Research Shows Effective AI Prompting Is Cooperative Communication, Not Engineering

Communication Principles Over Engineering
A Reddit analysis of 80+ real user complaints about AI interactions reveals that roughly 60% of frustrations have a significant user communication component. These issues include vague prompts with no context about audience or purpose, no examples of what "good" looks like, unclear goals, and feedback loops where users say "make it better" without specifying what "better" means.
The remaining ~40% are genuine model limitations including hallucination, sycophancy, performance regression, context window drift, and safety over-filtering. Lakera, an AI security company whose platform processes millions of LLM interactions, independently reached the same conclusion: "most prompt failures come from ambiguity, not model limitations."

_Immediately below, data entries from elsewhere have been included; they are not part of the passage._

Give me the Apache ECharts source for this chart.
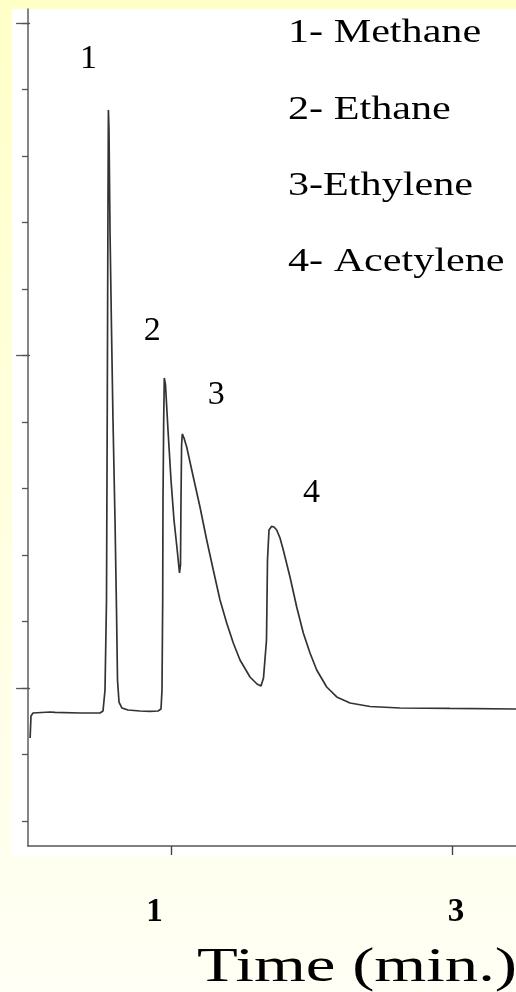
<!DOCTYPE html>
<html>
<head>
<meta charset="utf-8">
<script src="https://cdn.jsdelivr.net/npm/echarts@6/dist/echarts.min.js"></script>
<style>
  html, body { margin: 0; padding: 0; }
  #chart { width: 516px; height: 992px; }
</style>
</head>
<body>
<div id="chart"></div>
<script>
// Retention time (min) and detector response of the chromatogram trace
const timeMin = [
  0.000, 0.0063, 0.0205, 0.1413, 0.1555, 0.1768, 0.3543, 0.4963, 0.5176, 0.5318,
  0.5424, 0.5481, 0.5530, 0.5559, 0.5601, 0.5672, 0.5779, 0.5885, 0.6028, 0.6134,
  0.6205, 0.6312, 0.6525, 0.6951, 0.7803, 0.8513, 0.9081, 0.9294, 0.9364, 0.9414,
  0.9435, 0.9485, 0.9528, 0.9613, 0.9790, 1.0003, 1.0216, 1.0429, 1.0607, 1.0678,
  1.0713, 1.0756, 1.0806, 1.0926, 1.1118, 1.1352, 1.1587, 1.2062, 1.2538, 1.3007,
  1.3483, 1.3958, 1.4427, 1.4903, 1.5613, 1.6110, 1.6394, 1.6500, 1.6571, 1.6642,
  1.6713, 1.6784, 1.6855, 1.6962, 1.7139, 1.7317, 1.7509, 1.7743, 1.7977, 1.8453,
  1.8929, 1.9397, 1.9873, 2.0349, 2.1059, 2.1769, 2.2713, 2.4133, 2.6264, 2.9814,
  3.4500
];
const response = [
  1.248, 1.579, 1.624, 1.639, 1.647, 1.632, 1.624, 1.624, 1.654, 1.970,
  3.323, 6.331, 9.338, 10.692, 10.391, 8.895, 7.391, 6.030, 4.526, 3.173,
  2.120, 1.789, 1.699, 1.669, 1.654, 1.647, 1.654, 1.684, 1.970, 3.323,
  4.827, 6.030, 6.662, 6.556, 5.880, 5.128, 4.526, 4.105, 3.729, 3.850,
  4.827, 5.654, 5.820, 5.759, 5.624, 5.398, 5.173, 4.722, 4.226, 3.774,
  3.323, 2.977, 2.677, 2.421, 2.165, 2.060, 2.030, 2.060, 2.150, 2.135,
  2.180, 2.722, 3.925, 4.376, 4.429, 4.421, 4.376, 4.256, 4.075, 3.669,
  3.218, 2.827, 2.526, 2.271, 2.015, 1.865, 1.774, 1.722, 1.699, 1.692,
  1.684
];

// Peak numbers and the compounds they stand for
const peakNumbers = ['1', '2', '3', '4'];
const compoundNames = ['1- Methane', '2- Ethane', '3-Ethylene', '4- Acetylene'];

// Axis ticks
const timeTicks = [1, 3];
const responseTicks = [0, 1, 2, 3, 4, 5, 6, 7, 8, 9, 10, 11, 12];
const responseMajorTicks = [2, 7, 12];

const FONT = 'Liberation Serif';

const trace = timeMin.map((t, i) => [t, response[i]]);

// Local maxima above the tailing region are the four labelled peaks
const peaks = [];
for (let i = 1; i < response.length - 1; i++) {
  if (response[i] > 4 && response[i] >= response[i - 1] && response[i] > response[i + 1]) {
    peaks.push(i);
  }
}
const peakLabelOffsets = [[-20, -51], [-12, -47], [34, -39], [40, -33]];
const peakMarks = peaks.map((idx, k) => ({
  name: peakNumbers[k],
  coord: [timeMin[idx], response[idx]],
  label: { offset: peakLabelOffsets[k] }
}));

const chart = echarts.init(document.getElementById('chart'), null, { renderer: 'canvas' });

const legendTexts = compoundNames.map((name, k) => ({
  type: 'text',
  x: 288,
  y: [33, 110, 186, 262][k],
  scaleX: 1.24,
  style: {
    text: name,
    fontFamily: FONT,
    fontSize: 34,
    fill: '#000',
    align: 'left',
    verticalAlign: 'middle'
  },
  z: 10
}));

chart.setOption({
  animation: false,
  backgroundColor: {
    type: 'linear', x: 0, y: 0, x2: 0, y2: 1,
    colorStops: [
      { offset: 0, color: '#FFFFC8' },
      { offset: 1, color: '#FFFFF5' }
    ]
  },
  textStyle: { fontFamily: FONT },
  graphic: [
    {
      type: 'rect',
      shape: { x: 12, y: 9, width: 504, height: 848 },
      style: { fill: '#FFFFFF' },
      z: -100,
      silent: true
    },
    ...legendTexts,
    {
      type: 'text',
      x: 197,
      y: 968,
      scaleX: 1.39,
      style: {
        text: 'Time (min.)',
        fontFamily: FONT,
        fontSize: 48,
        fill: '#000',
        align: 'left',
        verticalAlign: 'middle'
      },
      z: 10
    }
  ],
  grid: { left: 28, top: 9, width: 488, height: 837, containLabel: false },
  xAxis: {
    type: 'value',
    min: -0.015,
    max: 3.45,
    splitLine: { show: false },
    axisLine: { show: true, onZero: false, lineStyle: { color: '#555', width: 1.6 } },
    axisTick: {
      show: true, inside: false, length: 9,
      customValues: timeTicks,
      lineStyle: { color: '#444', width: 1.4 }
    },
    axisLabel: {
      show: true,
      customValues: timeTicks,
      margin: 50,
      fontFamily: FONT,
      fontSize: 33,
      fontWeight: 'bold',
      color: '#000',
      // the "1" sits a little left of its tick, the "3" a little right
      formatter: v => (v === 1 ? '1\u2002\u2002' : '\u2009' + '3')
    }
  },
  yAxis: [
    {
      type: 'value',
      min: -0.376,
      max: 12.21,
      splitLine: { show: false },
      axisLine: { show: true, onZero: false, lineStyle: { color: '#666', width: 1.6 } },
      axisTick: {
        show: true, inside: false, length: 6,
        customValues: responseTicks,
        lineStyle: { color: '#555', width: 1.3 }
      },
      axisLabel: { show: false }
    },
    {
      type: 'value',
      position: 'left',
      min: -0.376,
      max: 12.21,
      splitLine: { show: false },
      axisLine: { show: false },
      axisTick: {
        show: true, inside: false, length: 14,
        customValues: responseMajorTicks,
        lineStyle: { color: '#555', width: 1.3 }
      },
      axisLabel: { show: false }
    }
  ],
  series: [
    {
      type: 'line',
      data: trace,
      yAxisIndex: 0,
      showSymbol: false,
      smooth: false,
      lineStyle: { color: '#333333', width: 1.7 },
      markPoint: {
        symbol: 'circle',
        symbolSize: 0,
        silent: true,
        label: {
          show: true,
          position: 'inside',
          formatter: '{b}',
          fontFamily: FONT,
          fontSize: 34,
          color: '#000'
        },
        data: peakMarks
      }
    }
  ]
});
</script>
</body>
</html>
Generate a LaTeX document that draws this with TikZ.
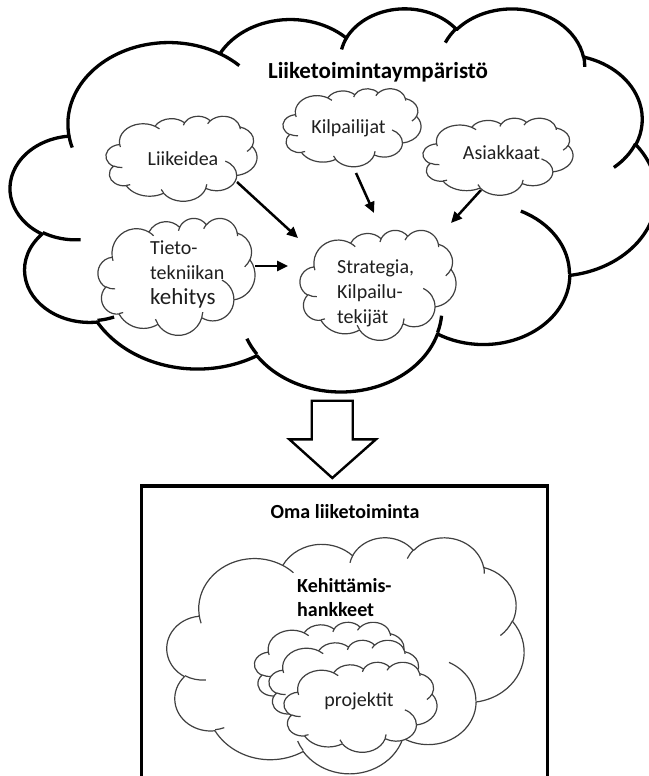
\documentclass[tikz,border=0pt]{standalone}
\usepackage{fontspec}
\setmainfont{Carlito}
\usetikzlibrary{arrows.meta}

\tikzset{
  carc/.style n args={4}{insert path={arc[x radius=#1, y radius=#2,
      start angle={atan2(#1*sin(#3),#2*cos(#3))},
      delta angle={Mod(atan2(#1*sin(#3+#4),#2*cos(#3+#4))-atan2(#1*sin(#3),#2*cos(#3)),360)}]}},
  pics/ocloud/.style 2 args={code={
    \begin{scope}[xscale=#1/432, yscale=#2/432, shift={(-216,-216)}]
      \path[draw, fill=white, line join=round] (39.00,143.70)
        [carc={67.53}{91.90}{-190.4875}{123.7805}]
        [carc={53.33}{72.67}{-144.1024}{89.9452}]
        [carc={43.65}{59.45}{-145.8079}{99.7230}]
        [carc={48.57}{65.95}{-130.9861}{117.2417}]
        [carc={53.33}{72.73}{-78.7089}{109.0269}]
        [carc={67.75}{92.20}{-46.2673}{130.2690}]
        [carc={57.85}{78.67}{0.6250}{114.0333}]
        [carc={67.52}{92.15}{22.4516}{115.1726}]
        [carc={77.20}{105.43}{66.2426}{75.7110}]
        [carc={43.60}{59.18}{-274.9421}{146.7356}]
        [carc={43.45}{59.45}{-246.8285}{152.5189}] -- cycle;
      \path[draw]
        (46.93,261.77) [carc={43.45}{59.45}{86.7420}{26.4295}]
        (69.28,348.99) [carc={43.60}{59.18}{73.6105}{11.4475}]
        (164.78,390.90) [carc={67.52}{92.15}{137.6242}{14.0811}]
        (288.27,347.51) [carc={67.52}{92.15}{6.4533}{15.9984}]
        (341.29,229.54) [carc={57.85}{78.67}{-70.2924}{70.9174}]
        (417.98,153.54) [carc={53.33}{72.73}{30.3180}{27.7515}]
        (383.24,54.26) [carc={48.57}{65.95}{-13.7443}{14.8589}]
        (290.78,39.52) [carc={48.57}{65.95}{-149.1815}{18.1954}]
        (221.41,47.20) [carc={43.65}{59.45}{-163.4943}{17.6864}]
        (140.00,51.92) [carc={67.53}{91.90}{-66.7070}{12.3194}]
        (41.27,157.89) [carc={67.53}{91.90}{157.6544}{11.8582}];
    \end{scope}}},
  bigcloud/.style={color=black, line width=3.3pt},
  smallcloud/.style={color=black!75, line width=1.2pt},
  cloudtxt/.style={inner sep=0pt, text=black!88, font=\fontsize{20}{25}\selectfont},
  boldtxt/.style={inner sep=0pt, text=black, font=\bfseries\fontsize{20}{24}\selectfont},
  conn/.style={line width=2.5pt, -{Triangle[length=11pt, width=10pt]}}
}

\begin{document}
\begin{tikzpicture}[x=1pt, y=-1pt]
  \useasboundingbox (0,0) rectangle (648,776);

  % ympäristö
  \pic[bigcloud] at (333.5,199.1) {ocloud={646}{383}};
  \pic[smallcloud] at (181.5,158.5) {ocloud={151}{85}};
  \pic[smallcloud] at (352,127.5) {ocloud={138}{78}};
  \pic[smallcloud] at (498,156.5) {ocloud={150}{77}};
  \pic[smallcloud] at (176.5,276.5) {ocloud={157}{117}};
  \pic[smallcloud] at (378,285) {ocloud={156}{110}};

  \node[boldtxt, font=\bfseries\fontsize{23}{28}\selectfont, anchor=base] (otsikko) at (378,78.3) {Liiketoimintaympäristö};
  \node[cloudtxt, anchor=base] (liikeidea) at (183,165) {Liikeidea};
  \node[cloudtxt, anchor=base] (kilpailijat) at (348.5,133) {Kilpailijat};
  \node[cloudtxt, anchor=base] (asiakkaat) at (501.5,159.3) {Asiakkaat};
  \node[cloudtxt, anchor=base west, text width=95pt, align=left] (tieto) at (150,254)
    {Tieto-\\tekniikan\\{\fontsize{23}{25}\selectfont kehitys}};
  \node[cloudtxt, anchor=base west, text width=95pt, align=left] (strategia) at (337,273.3)
    {Strategia,\\Kilpailu-\\tekijät};

  \draw[conn] ([shift={(54,17)}]liikeidea.base) -- ([shift={(-39,-35.3)}]strategia.base west);
  \draw[conn] ([shift={(7.5,40)}]kilpailijat.base) -- ([shift={(37,-60.3)}]strategia.base west);
  \draw[conn] ([shift={(-20.5,30.7)}]asiakkaat.base) -- ([shift={(114,-50.3)}]strategia.base west);
  \draw[conn] ([shift={(105,12)}]tieto.base west) -- ([shift={(-49,-7.3)}]strategia.base west);

  % iso nuoli
  \draw[line width=2.4pt, line join=miter] (311.7,400.7) -- (352.7,400.7) -- (352.7,439.3)
    -- (376,439.3) -- (332.3,478) -- (289.3,439.3) -- (311.7,439.3) -- cycle;

  % oma liiketoiminta
  \node[draw, line width=3.3pt, minimum width=405.7pt, minimum height=330pt,
    inner sep=0pt, anchor=north west] (omabox) at (140,484.3) {};
  \node[boldtxt, anchor=base] (oma) at (345,518.3) {Oma liiketoiminta};

  \pic[smallcloud] at (345.5,655) {ocloud={357}{236}};
  \pic[smallcloud] at (331,667) {ocloud={153}{90}};
  \pic[smallcloud] at (345.5,685) {ocloud={153}{90}};
  \pic[smallcloud] at (360.5,707) {ocloud={153}{90}};

  \node[boldtxt, anchor=base west, text width=110pt, align=left] (kehittamis) at (297,592)
    {Kehittämis-\\hankkeet};
  \node[cloudtxt, anchor=base] (projektit) at (359,706.7) {projektit};
\end{tikzpicture}
\end{document}
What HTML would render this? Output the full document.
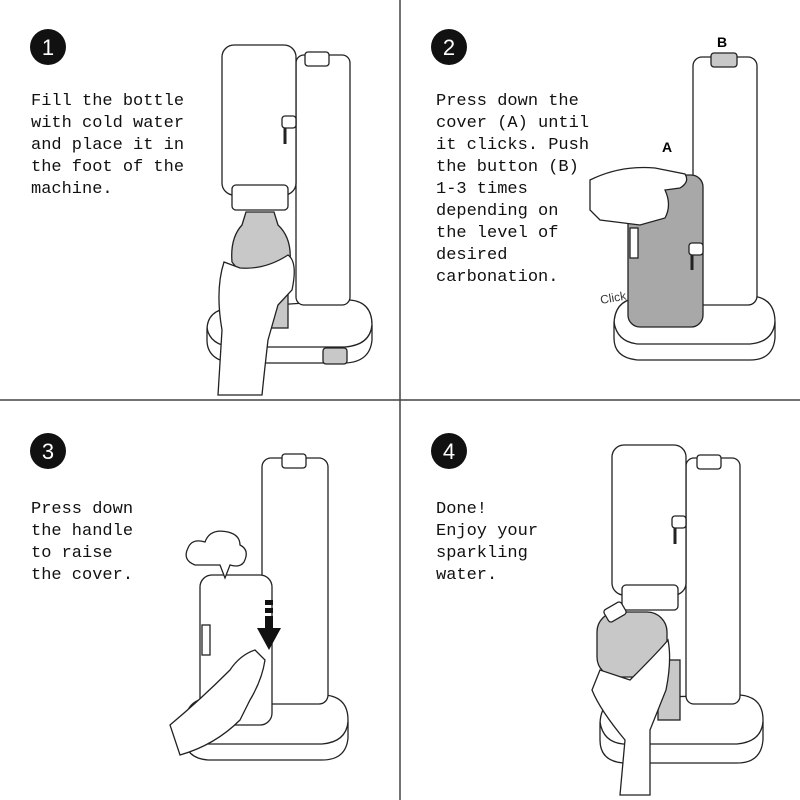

The Communication Framework
Researchers across linguistics, HCI, and AI have found that the principles that make human conversation work are the same principles that make AI prompting work. In 1975, philosopher Paul Grice identified four maxims of cooperative communication:
- Quantity: Be informative enough
- Quality: Be truthful
- Relation: Be relevant
- Manner: Be clear
In 2024, IBM researchers Miehling et al. extended this framework with two new maxims specifically for AI interaction:
- Benevolence: Don't generate harmful content
- Transparency: Acknowledge what you don't know
Every major AI failure mode maps to one of these six maxims. Hallucinations represent Quality violations. Overly verbose answers represent Quantity violations. Sycophancy represents Benevolence and Transparency violations.
Understanding these communication principles helps distinguish between "I gave a bad prompt" and "this is a real model limitation," allowing developers to stop endlessly rephrasing vague requests and instead recognize limitations, reduce blast radius, and work around them.